Quando todos acreditavam que Miller tivesse sentido a má recepção do seu último longa, o realizador resolveu tirar um belo proveito do 'boom' do cinema de animação no expressivo 'Happy Feet - O Pinguim' (2006). Oito anos após o último Babe, o diretor voltou à ativa novamente num terreno praticamente inédito, conquistando o público e a crítica com a jornada de um pinguim que não sabia cantar. Buscando inspiração no documentário da BBC “Life in the Freezer”, que o motivou a tirar esta ideia original do papel, Miller recheou novamente esta fábula com uma série de temas mais elaborados e reflexivos, fazendo um trabalho acessível para as crianças e os adultos. Em entrevista ao USA Today, ele revelou que através do modo de vida destes animais encontrou um caminho para tecer um comentário social sobre a vida em comunidade. "Eu não tinha ideia de que criaturas extraordinárias eles eram. Foi uma chance de ver como indivíduos em uma comunidade não podem sobreviver sem depender um do outro.", garantiu Miller revelando ainda que só com o advento da animação computadorizada uma história como esta poderia ser contada. Embalado por hit's da música pop, 'Happy Feet - O Pinguim' não só fez um grande sucesso de público, faturou US$ 384 milhões em todo mundo, como também rendeu o único Oscar da carreira de Miller, que recebeu o prêmio de Melhor Animação.
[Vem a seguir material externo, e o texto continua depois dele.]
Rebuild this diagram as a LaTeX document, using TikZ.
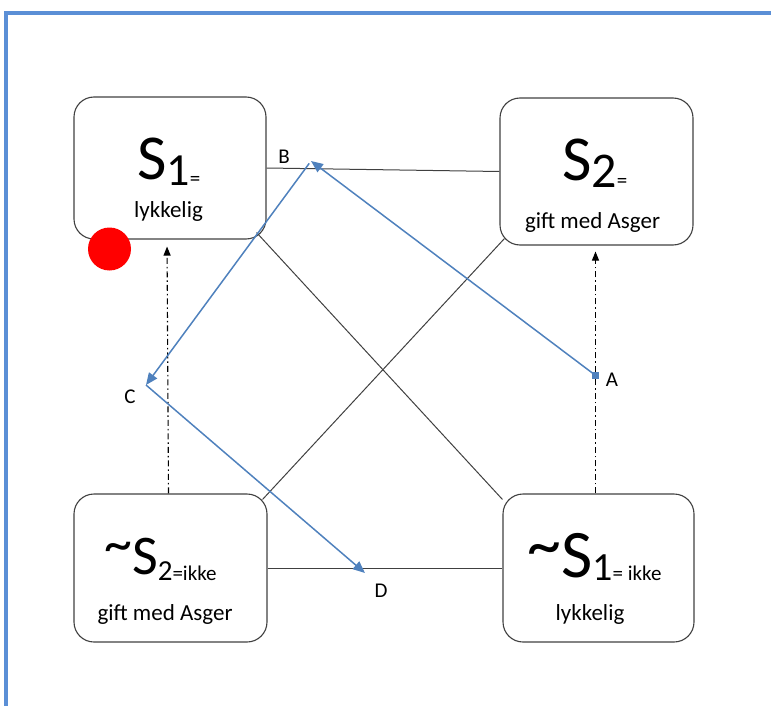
\documentclass[tikz,border=0pt]{standalone}
\usepackage{fontspec}
\setmainfont{Carlito}
\usetikzlibrary{arrows.meta,calc}
\definecolor{frameblue}{HTML}{5B8FD6}
\definecolor{arrowblue}{HTML}{4F81BD}
\definecolor{linegray}{HTML}{404040}
\newcommand{\fs}[1]{\fontsize{#1}{#1}\selectfont}
\begin{document}
\begin{tikzpicture}[x=1pt,y=-1pt,
 box/.style={draw=linegray, line width=1.1pt, rounded corners=20pt, inner sep=0pt},
 conn/.style={draw=linegray, line width=1pt},
 ddarrow/.style={draw=black, line width=1.1pt, dash pattern=on 6pt off 3pt on 1.5pt off 3pt, -{Triangle[length=9pt,width=7pt]}},
 barrow/.style={draw=arrowblue, line width=1.5pt, -{Triangle[length=12pt,width=10pt]}},
 lbl/.style={font=\fs{21}, inner sep=0pt},
 txt/.style={inner sep=0pt, anchor=base west},
 subtxt/.style={inner sep=0pt, anchor=base, font=\fs{23}},
]
\useasboundingbox (0,0) rectangle (771,706);
% frame
\draw[frameblue, line width=3.5pt] (6,706) -- (6,13) -- (771,13);

% boxes
\node[box, minimum width=192pt, minimum height=142pt] (S1) at (170,168) {};
\node[box, minimum width=193pt, minimum height=147pt] (S2) at (596.5,171.5) {};
\node[box, minimum width=193pt, minimum height=148pt] (nS2) at (170.5,568) {};
\node[box, minimum width=191pt, minimum height=148pt] (nS1) at (598.5,568) {};

% texts
\node[txt] (t1) at (137,179) {\fs{64}S\raisebox{-6pt}{\fs{46}1\fs{21}=}};
\node[subtxt] (t1b) at (168.5,217) {lykkelig};
\node[txt] (t2) at (562,180) {\fs{64}S\raisebox{-7pt}{\fs{50}2\fs{21}=}};
\node[subtxt] (t2b) at (592.5,228) {gift med Asger};
\node[txt] (t3) at (104,574) {\raisebox{12pt}{\fs{56}\textasciitilde}\fs{56}S\raisebox{-6pt}{\fs{29}2\fs{21}=ikke}};
\node[subtxt] (t3b) at (165,620) {gift med Asger};
\node[txt] (t4) at (527,577) {\raisebox{10pt}{\fs{68}\textasciitilde}\fs{68}S\raisebox{-3pt}{\fs{40}1\fs{21}= ikke}};
\node[subtxt] (t4b) at (590,620) {lykkelig};

% red dot
\node[circle, fill=red, minimum size=43pt, inner sep=0pt] (dot) at (109.5,249) {};

% connectors
\draw[conn] (S1.east) -- (S2.west);
\draw[conn] (nS2.east) -- (nS1.west);
\draw[conn] ([shift={(-10,-7)}]S1.south east) -- ([shift={(0,6)}]nS1.north west);
\draw[conn] ([shift={(-5,6)}]nS2.north east) -- ([shift={(5,-7)}]S2.south west);

% dash-dot arrows
\draw[ddarrow, shorten >=7pt] ([xshift=-2pt]nS2.north) -- ([xshift=-3pt]S1.south);
\draw[ddarrow, shorten >=6pt] ([xshift=-3pt]nS1.north) -- ([xshift=-1pt]S2.south);

% blue path
\coordinate (A) at (595,375);
\coordinate (B) at (311,161);
\coordinate (C) at (146,385);
\coordinate (D) at (365,573);
\node[fill=arrowblue, minimum size=7pt, inner sep=0pt] (Asq) at (A) {};
\draw[barrow] (Asq.center) -- (B);
\draw[barrow, shorten <=3pt] (B) -- (C);
\draw[barrow] (C) -- (D);

% labels
\node[lbl] (lA) at (612,380) {A};
\node[lbl] (lB) at (284,157) {B};
\node[lbl] (lC) at (130,397) {C};
\node[lbl] (lD) at (381,591) {D};
\end{tikzpicture}
\end{document}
O êxito, logicamente, abriu espaço para uma inevitável sequência, que, mais uma vez dirigida pelo australiano, conseguiu modestos US$ 150 milhões em todo mundo.


Passeando pela ação, pela comédia, pelo drama, pela aventura e pela animação com a mesma competência, George Miller mostrou com os seus trabalhos as ferramentas que o levaram a produzir o fantástico 'Mad Max - Estrada da Fúria'. De volta à franquia que o consagrou com uma série de novas ideias, o experiente realizador australiano exibiu fôlego de sobra ao promover um insano e detalhista novo trabalho, transitando entre o melhor dos dois mundos ao explorar tanto as novas possibilidades do cinema digital, quanto à complexa praticidade do cinema 'old school'. Com disposição para rodar um longa em pleno deserto da Namíbia, Miller garante que o desgastante trabalho tem uma única e definitiva explicação: a busca pela realidade. "Meu objetivo em Estrada da Fúria foi sempre o realismo máximo: carros de verdade trombando e capotando de verdade, gente sendo jogada deles de verdade, atores dirigindo de verdade em paisagens cem por cento reais. Este não é um filme em que dublês fazem tudo e o cenário é acrescentado em computação gráfica. É ação autêntica com gente de carne e osso. O que você está vendo é o que está acontecendo. Fora um ou outro efeito digital usado, quando as condições de segurança eram extremas demais para que submetêssemos alguém ao risco, é tudo absolutamente real." garantiu George Miller em entrevista a Revista Veja. E este apreço pela realidade, diga-se de passagem, tem se se repetido dentro das suas histórias, que, mesmo geralmente fantásticas, encantam por dialogar com assuntos e discussões completamente inerentes a nossa sociedade. Afinal de contas, seja um anti-herói vingativo, seja um pinguim dançarino, seja um porquinho inconformado, seja um pai determinado, todos estes diferentes personagens acabam unidos por sua humanidade e pela forma clara com que se comunicam com nós espectadores.